PepsiCo has beat earnings and revenue expectations for its third-quarter results that ended 7 September 2019, as a result of increased spending on advertising.
According to Reuters, PepsiCo’s advertising and marketing expenses grew 12% in 2019 representing the companies push for its trademark colas, Mountain Dew and Gatorade drinks.
The multinational corporation recorded a 4.3% increase with a net revenue of $17.19 billion, while Pepsi’s organic revenue also grew by 4.3% during the quarter.
In a statement, chairman and CEO Ramon Laguarta of PepsiCo said they expect to meet or exceed its full-year organic revenue growth target of 4%.
The maker of brands such as Gatorade, Cheetos and Pepsi reported an operating profit of $2.86 billion, representing a slight increase since last year, while it delivered a net income of $2.11 billion, down from $2.51 billion last year.

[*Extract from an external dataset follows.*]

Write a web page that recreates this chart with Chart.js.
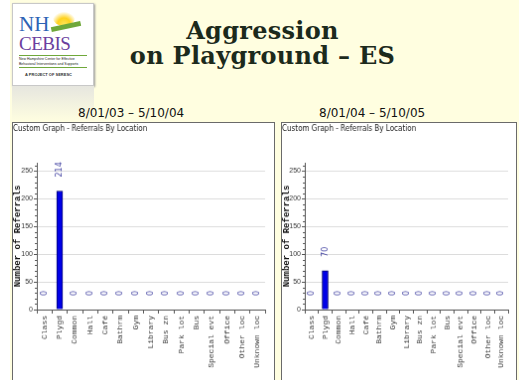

Frito Lay North America and PepsiCo Beverages North America both played strong roles, contributing $4.11 billion and $5.64 billion and recording a revenue growth of 5.5% and 3.5% respectively.
The growth was supported by the expansion of Frito Lay’s snack line up with brands such as Bare and Off the Eaten path which saw double-digit growth. Meanwhile, its mainstream brands like Doritos, Ruffles and Fritos saw strong net revenue growth.
Laguarta said: “We are pleased with our results for the third quarter. While adverse foreign exchange translation negatively impacted reported net revenue performance, organic revenue growth was 4.3% in the quarter.”
During the conference call discussing PepsiCo’s results, Lagurata added: “PepsiCo’s performance today gives us confidence that the strategy we laid out in February to become faster, stronger and better is working.
“Importantly, we’re balancing our investments to both drive results in the short-term and position our business for sustained long-term performance.”